The generic definition is far clearer: "funds specified or set aside for a particular purpose." Article I, Section 8 of the U.S. Constitution grants Congress the power to direct appropriations of money drawn from the treasury, including earmarking funds to be spent on specific projects. A member of Congress can use earmarks to take credit for funneling federal monies toward a project in his district. Committee chairs make use of earmarks to negotiate the passage of favored bills or to reward support for them. Another advantage of earmarking is that earmarked funds bypass normal government-agency regulations, and thus they reach their recipients sooner and bound with less red tape. One can see why they are so popular.

The latest furor over earmarks began with the so-called Alaskan "Bridge to Nowhere." In 2005, Senate Appropriations Committee Chairman Ted Stevens, a Republican, earmarked $223 million to build a bridge from a town of less than 9,000 to an island inhabited by only fifty people, saving these constituents a short ferry ride. Due to the controversy, the earmark was removed, but the money still went to the Alaskan government, which may still use it for the same purpose.

Earmarking is not a sin of one party or another. Also in 2005, Democrat Senator Daniel Inouye of Hawaii earmarked $574 million for his home state, which is a paltry amount in comparison to the year's total earmarks of $19 billion, which was divvied among 13,496 approved requests, according to the White House's Office of Management and Budget. (However, the Congressional Research Service says there were 15,877 earmarks for all federal appropriations, totaling $47.4 billion, a significant disparity that may be explained by the use of different definitions of the term.) In 2005, when Republicans had the majority, 35,000 requests for appropriations were made in the House, and by mid-year 2007, 32,000 earmark requests had yet to be considered under the Democrats' control. Obviously, the party in power has the advantage in earmarking, but this does not hinder the minority party from requesting and using earmarks to get what it wants. Earmarking is an equal opportunity practice.

Earlier this year, both houses of Congress passed bills to bring modern fiscal earmarking closer to its agricultural roots.
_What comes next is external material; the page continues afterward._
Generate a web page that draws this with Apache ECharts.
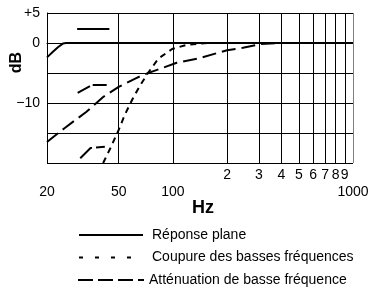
<!DOCTYPE html>
<html>
<head>
<meta charset="utf-8">
<script src="https://cdn.jsdelivr.net/npm/echarts@6/dist/echarts.min.js"></script>
<style>
  html, body { margin: 0; padding: 0; background: #fff; }
  #chart { width: 381px; height: 288px; }
</style>
</head>
<body>
<div id="chart"></div>
<script>
// réponse en fréquence (Hz, dB)
const flatFreq = [20, 21.5, 23, 24.5, 25.5, 1000]
const flatDb = [-2.4, -1.5, -0.7, -0.1, 0, 0]
const cutFreq = [41, 45, 50, 54, 60, 66, 72, 83, 99, 120, 155]
const cutDb = [-20, -17.5, -14.5, -12, -9.2, -7, -5.2, -2.6, -1, -0.3, 0]
const attFreq = [20, 25, 33, 41, 50, 63, 70, 105, 142, 200, 245, 304, 392]
const attDb = [-16.5, -14.2, -11.5, -9, -7.3, -5.8, -5.2, -3.3, -2.5, -1.2, -0.8, -0.2, 0]

// petits pictogrammes dans le graphique
const iconFlatFreq = [29.4, 44.4]
const iconFlatDb = [2.33, 2.33]
const iconAttFreq = [29.6, 35.6, 43.6]
const iconAttDb = [-8.3, -7, -7]
const iconCutFreq = [30.6, 34.9, 41.9]
const iconCutDb = [-19.2, -17.5, -17.3]

// grille et graduations
const gridFreqs = [50, 100, 200, 300, 400, 500, 600, 700, 800, 900, 1000]
const lowTicks = [20, 50, 100, 1000]
const lowLabels = ['20', '50', '100', '1000']
const highTicks = [200, 300, 400, 500, 600, 700, 800, 900]
const highLabels = ['2', '3', '4', '5', '6', '7', '8', '9']
const yLabels = { 5: '+5', 0: '0', '-10': '\u221210' }

const names = ['Réponse plane', 'Coupure des basses fréquences', 'Atténuation de basse fréquence']
const legendDash = ['solid', [4, 12], [15, 5]]
const FONT = 'Liberation Sans, Arial, sans-serif'
const CLEAR = 'rgba(0,0,0,0)'

const zip = (xs, ys) => xs.map((x, i) => [x, ys[i]])

const chart = echarts.init(document.getElementById('chart'))

const markData = []
gridFreqs.forEach(f => {
  markData.push({
    xAxis: f,
    lineStyle: { color: f === 1000 ? '#808080' : '#000' },
    label: { show: false },
  })
})
lowTicks.forEach((f, i) => {
  markData.push({
    xAxis: f,
    lineStyle: { color: CLEAR },
    label: { show: true, formatter: lowLabels[i], distance: 22, color: '#000' },
  })
})
highTicks.forEach((f, i) => {
  markData.push({
    xAxis: f,
    lineStyle: { color: CLEAR },
    label: { show: true, formatter: highLabels[i], distance: 5, color: '#000' },
  })
})

// une légende par ligne pour placer chaque rangée
const legends = names.map((name, i) => ({
  data: [{ name, lineStyle: { type: legendDash[i] } }],
  left: i === 2 ? 77 : 78,
  top: 228 + i * 22.5,
  padding: 0,
  itemWidth: i === 2 ? 66 : 64, itemHeight: 12,
  itemStyle: { opacity: 0 },
  textStyle: { fontSize: 14, color: '#000', fontFamily: FONT, padding: [0, 0, 0, i === 2 ? 0 : 4] },
}))

const lineSeries = (name, data, type, width) => ({
  name, type: 'line', data, symbol: 'none', silent: true,
  itemStyle: { color: '#000' },
  lineStyle: { color: '#000', width, type },
})

chart.setOption({
  animation: false,
  textStyle: { fontFamily: FONT },
  grid: { left: 47, right: 28, top: 13, bottom: 125 },
  legend: legends,
  graphic: [
    { type: 'text', left: 9, top: 52, rotation: Math.PI / 2,
      style: { text: 'dB', font: 'bold 16px ' + FONT, fill: '#000' } },
    { type: 'text', left: 192, top: 199,
      style: { text: 'Hz', font: 'bold 18px ' + FONT, fill: '#000' } },
  ],
  xAxis: {
    type: 'log', logBase: 10, min: 20, max: 1000,
    axisLine: { show: true, lineStyle: { color: '#000', width: 1 } },
    axisTick: { show: false },
    axisLabel: { show: false },
    splitLine: { show: false },
  },
  yAxis: {
    type: 'value', min: -20, max: 5, interval: 5,
    axisLine: { show: true, lineStyle: { color: '#000', width: 1 } },
    axisTick: { show: false },
    axisLabel: {
      fontSize: 14, color: '#000', margin: 7,
      formatter: v => yLabels[v] || '',
    },
    splitLine: { show: true, lineStyle: { color: '#000', width: 1 } },
  },
  series: [
    {
      name: 'grille', type: 'line', data: [], silent: true,
      markLine: {
        silent: true, animation: false, symbol: ['none', 'none'],
        lineStyle: { color: '#000', width: 1, type: 'solid' },
        label: { position: 'start', fontSize: 14, color: '#000', fontFamily: FONT },
        data: markData,
      },
    },
    lineSeries(names[0], zip(flatFreq, flatDb), 'solid', 2),
    lineSeries(names[1], zip(cutFreq, cutDb), [6, 5], 2),
    lineSeries(names[2], zip(attFreq, attDb), [14, 6], 2),
    lineSeries('icon1', zip(iconFlatFreq, iconFlatDb), 'solid', 2),
    lineSeries('icon2', zip(iconAttFreq, iconAttDb), [14, 3], 2),
    lineSeries('icon3', zip(iconCutFreq, iconCutDb), [16, 4], 2),
  ],
})
</script>
</body>
</html>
Recall that farmers or ranchers used physical marks on an animal's ear to identify it as theirs. Now congresspersons must attach their names to their earmarks and certify that they have no financial interest in the measure. The law requires members of Congress to own up to their pork!

Earmarks are a touchy political issue. First of all, neither party wants to touch earmarking because doing so would, , eliminate an individual politician's ability to "bring home the bacon" for his district, making reelection more difficult. Second, restricting earmarks would diminish the majority party's arsenal of power-politics weaponry. Thirdly, despite stating that they receive no financial benefits from their earmarks—and perhaps they personally do not receive any—their families often do. In his "Evans-Novak Political Report" on July 25, 2007, Robert Novak exposes the dirty little secret:

In fact, family members of senators and congressmen from both parties and in all regions of the country have for years benefited directly from the "Washington economy" of lobbying firms and government contractors, many of which would not even exist without the infusions of taxpayer money that earmarks provide each year. . . . This has never been considered improper, but few Americans know that a very small number of Washington-connected families negotiate, appropriate and benefit from large expenditures of taxpayer money on a small number of companies through the earmarking process.
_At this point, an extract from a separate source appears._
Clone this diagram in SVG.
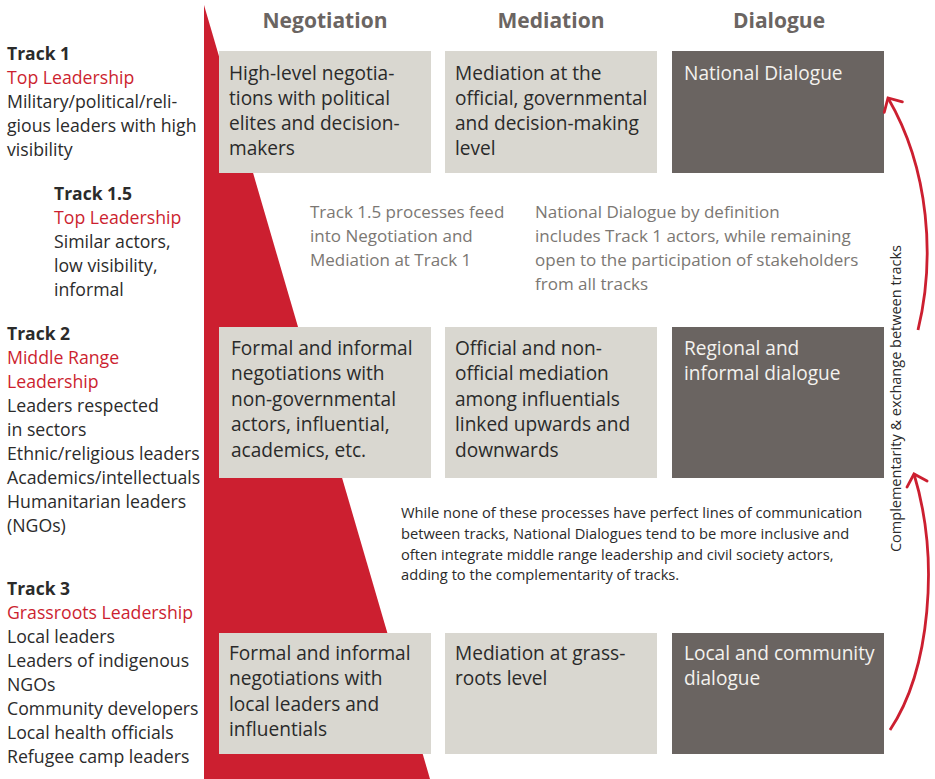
<svg xmlns="http://www.w3.org/2000/svg" width="935" height="779" viewBox="0 0 935 779">
<style>
text{font-family:"Open Sans","Liberation Sans",sans-serif}
.hdr{font-size:21px;font-weight:bold;fill:#6b6562;text-anchor:middle}
.lt{font-size:17.7px;fill:#2b2b2b}
.ltb{font-size:17.5px;fill:#2b2b2b;font-weight:bold}
.rd{fill:#cc1f30}
.red{fill:#cc1f30}
.bx{fill:#d9d7d0}
.dk{fill:#6a6461}
.bt{font-size:19.1px;fill:#2a2a2a}
.wt{font-size:19.1px;fill:#f4f2ee}
.gt{font-size:17px;fill:#7b7773}
.st{font-size:14.7px;fill:#2b2b2b}
.arr{fill:none;stroke:#cc1f30;stroke-width:2.8}
</style>
<defs>
<marker id="ah" markerUnits="userSpaceOnUse" markerWidth="26" markerHeight="26" refX="13" refY="13" orient="auto" viewBox="0 0 26 26">
<path d="M2.5,2.5 L13,13 L2.5,23.5" fill="none" stroke="#cc1f30" stroke-width="2.8" stroke-linecap="round" stroke-linejoin="miter"/>
</marker>
</defs>
<rect width="935" height="779" fill="#ffffff"/>
<polygon class="red" points="204,5 430,779 204,779"/>
<g id="headers">
<text class="hdr" x="325" y="28">Negotiation</text>
<text class="hdr" x="551" y="28">Mediation</text>
<text class="hdr" x="779" y="28">Dialogue</text>
</g>
<g id="track1">
<text class="ltb" x="7" y="60">Track 1</text>
<text class="lt rd" x="7" y="84" style="fill:#cc1f30">Top Leadership</text>
<text class="lt" x="7" y="108">Military/political/reli-</text>
<text class="lt" x="7" y="132">gious leaders with high</text>
<text class="lt" x="7" y="156">visibility</text>
</g>
<g id="track15">
<text class="ltb" x="54" y="199.5">Track 1.5</text>
<text class="lt" x="54" y="223.5" style="fill:#cc1f30">Top Leadership</text>
<text class="lt" x="54" y="247.5">Similar actors,</text>
<text class="lt" x="54" y="271.5">low visibility,</text>
<text class="lt" x="54" y="295.5">informal</text>
</g>
<g id="track2">
<text class="ltb" x="7" y="340">Track 2</text>
<text class="lt" x="7" y="364" style="fill:#cc1f30">Middle Range</text>
<text class="lt" x="7" y="388" style="fill:#cc1f30">Leadership</text>
<text class="lt" x="7" y="412">Leaders respected</text>
<text class="lt" x="7" y="436">in sectors</text>
<text class="lt" x="7" y="460">Ethnic/religious leaders</text>
<text class="lt" x="7" y="484">Academics/intellectuals</text>
<text class="lt" x="7" y="508">Humanitarian leaders</text>
<text class="lt" x="7" y="532">(NGOs)</text>
</g>
<g id="track3">
<text class="ltb" x="7" y="595">Track 3</text>
<text class="lt" x="7" y="619" style="fill:#cc1f30">Grassroots Leadership</text>
<text class="lt" x="7" y="643">Local leaders</text>
<text class="lt" x="7" y="667">Leaders of indigenous</text>
<text class="lt" x="7" y="691">NGOs</text>
<text class="lt" x="7" y="715">Community developers</text>
<text class="lt" x="7" y="739">Local health officials</text>
<text class="lt" x="7" y="763">Refugee camp leaders</text>
</g>
<g id="neg1">
<rect class="bx" x="219" y="51" width="212" height="122"/>
<text class="bt" x="229" y="80">High-level negotia-</text>
<text class="bt" x="229" y="105">tions with political</text>
<text class="bt" x="229" y="130">elites and decision-</text>
<text class="bt" x="229" y="155">makers</text>
</g>
<g id="med1">
<rect class="bx" x="445" y="51" width="212" height="122"/>
<text class="bt" x="455" y="80">Mediation at the</text>
<text class="bt" x="455" y="105">official, governmental</text>
<text class="bt" x="455" y="130">and decision-making</text>
<text class="bt" x="455" y="155">level</text>
</g>
<g id="dia1">
<rect class="dk" x="672" y="51" width="212" height="122"/>
<text class="wt" x="684" y="80">National Dialogue</text>
</g>
<g id="note15">
<text class="gt" x="310" y="218">Track 1.5 processes feed</text>
<text class="gt" x="310" y="242">into Negotiation and</text>
<text class="gt" x="310" y="266">Mediation at Track 1</text>
</g>
<g id="noteND">
<text class="gt" x="535" y="218">National Dialogue by definition</text>
<text class="gt" x="535" y="242">includes Track 1 actors, while remaining</text>
<text class="gt" x="535" y="266">open to the participation of stakeholders</text>
<text class="gt" x="535" y="290">from all tracks</text>
</g>
<g id="neg2">
<rect class="bx" x="219" y="327" width="212" height="151"/>
<text class="bt" x="231" y="355">Formal and informal</text>
<text class="bt" x="231" y="380.4">negotiations with</text>
<text class="bt" x="231" y="405.8">non-governmental</text>
<text class="bt" x="231" y="431.2">actors, influential,</text>
<text class="bt" x="231" y="456.6">academics, etc.</text>
</g>
<g id="med2">
<rect class="bx" x="445" y="327" width="212" height="151"/>
<text class="bt" x="455" y="355">Official and non-</text>
<text class="bt" x="455" y="380.4">official mediation</text>
<text class="bt" x="455" y="405.8">among influentials</text>
<text class="bt" x="455" y="431.2">linked upwards and</text>
<text class="bt" x="455" y="456.6">downwards</text>
</g>
<g id="dia2">
<rect class="dk" x="672" y="327" width="212" height="151"/>
<text class="wt" x="684" y="355">Regional and</text>
<text class="wt" x="684" y="380.4">informal dialogue</text>
</g>
<g id="noteAll">
<text class="st" x="401" y="518">While none of these processes have perfect lines of communication</text>
<text class="st" x="401" y="539">between tracks, National Dialogues tend to be more inclusive and</text>
<text class="st" x="401" y="559.5">often integrate middle range leadership and civil society actors,</text>
<text class="st" x="401" y="580">adding to the complementarity of tracks.</text>
</g>
<g id="neg3">
<rect class="bx" x="219" y="633" width="212" height="121"/>
<text class="bt" x="229" y="660">Formal and informal</text>
<text class="bt" x="229" y="685.3">negotiations with</text>
<text class="bt" x="229" y="710.6">local leaders and</text>
<text class="bt" x="229" y="736">influentials</text>
</g>
<g id="med3">
<rect class="bx" x="445" y="633" width="212" height="121"/>
<text class="bt" x="455" y="660">Mediation at grass-</text>
<text class="bt" x="455" y="685.3">roots level</text>
</g>
<g id="dia3">
<rect class="dk" x="672" y="633" width="212" height="121"/>
<text class="wt" x="684" y="660">Local and community</text>
<text class="wt" x="684" y="685.3">dialogue</text>
</g>
<g id="connectors">
<path class="arr" d="M918,330 C935,260 930,170 888,98" marker-end="url(#ah)"/>
<path class="arr" d="M890,730 C930,670 940,560 914,474" marker-end="url(#ah)"/>
<text transform="translate(901,398.5) rotate(-90)" text-anchor="middle" style="font-size:14.5px;fill:#2b2b2b">Complementarity &amp; exchange between tracks</text>
</g>
</svg>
Hence the reluctance on the part of most members of Congress to support any kind of earmark reform. South Carolina Senator Jim DeMint, a Republican, is probably fighting a losing battle to make earmarking more transparent, as even his party leadership has decided to let him go it alone. DeMint wants full identification and disclosure of spending requests, the detailed posting of earmarks on the Internet, and the elimination of secret committee earmarks that cannot be challenged in open session. His party leaders, however, are willing to let Democrats—who want these restrictions no more than Republicans do—take the public heat for failing to pass meaningful reform legislation.
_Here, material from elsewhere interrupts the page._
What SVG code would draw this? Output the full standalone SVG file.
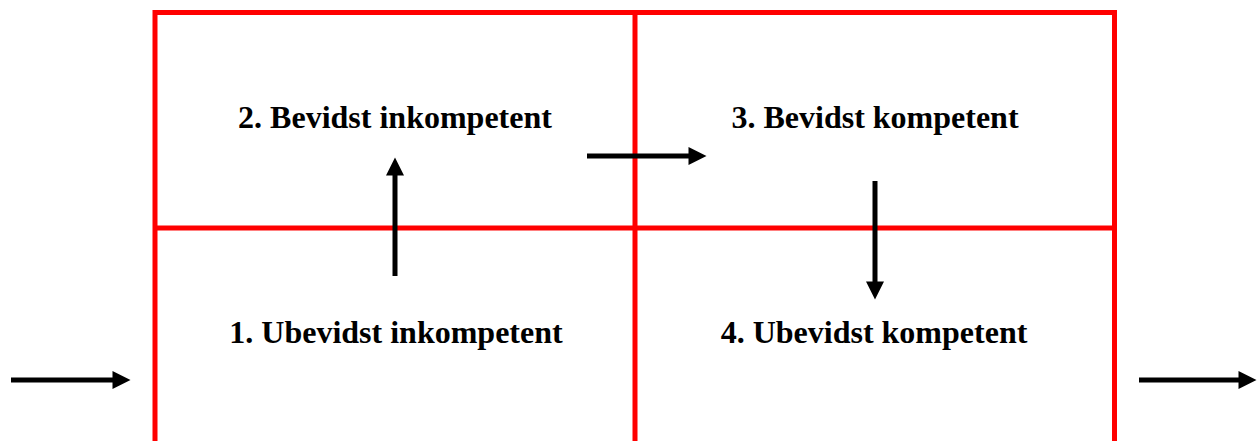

What is earmarking then? It is legal plundering of the public treasury for both public and private purposes, a kind of above-the-board payola that Congressmen and –women can use at their discretion to remain in office and to fund their pet projects. As Novak writes, "This has never been considered improper," but only because the Constitution "allows" it and everyone does it. The morality or ethicality of the way this Congressional power is used is rarely discussed.

Scottish jurist and historian Alexander Fraser Tytler is credited with observing:

A democracy . . . can only exist until the voters discover that they can vote themselves largesse from the public treasury. From that moment on, the majority always votes for the candidates promising the most benefits from the public treasury with the result that a democracy always collapses over loose fiscal policy, always followed by a dictatorship.

This, along with God's promise of coming with a rod against those who gain "treasures of wickedness" (Micah 6:9-16), should brace us for a tumultuous future.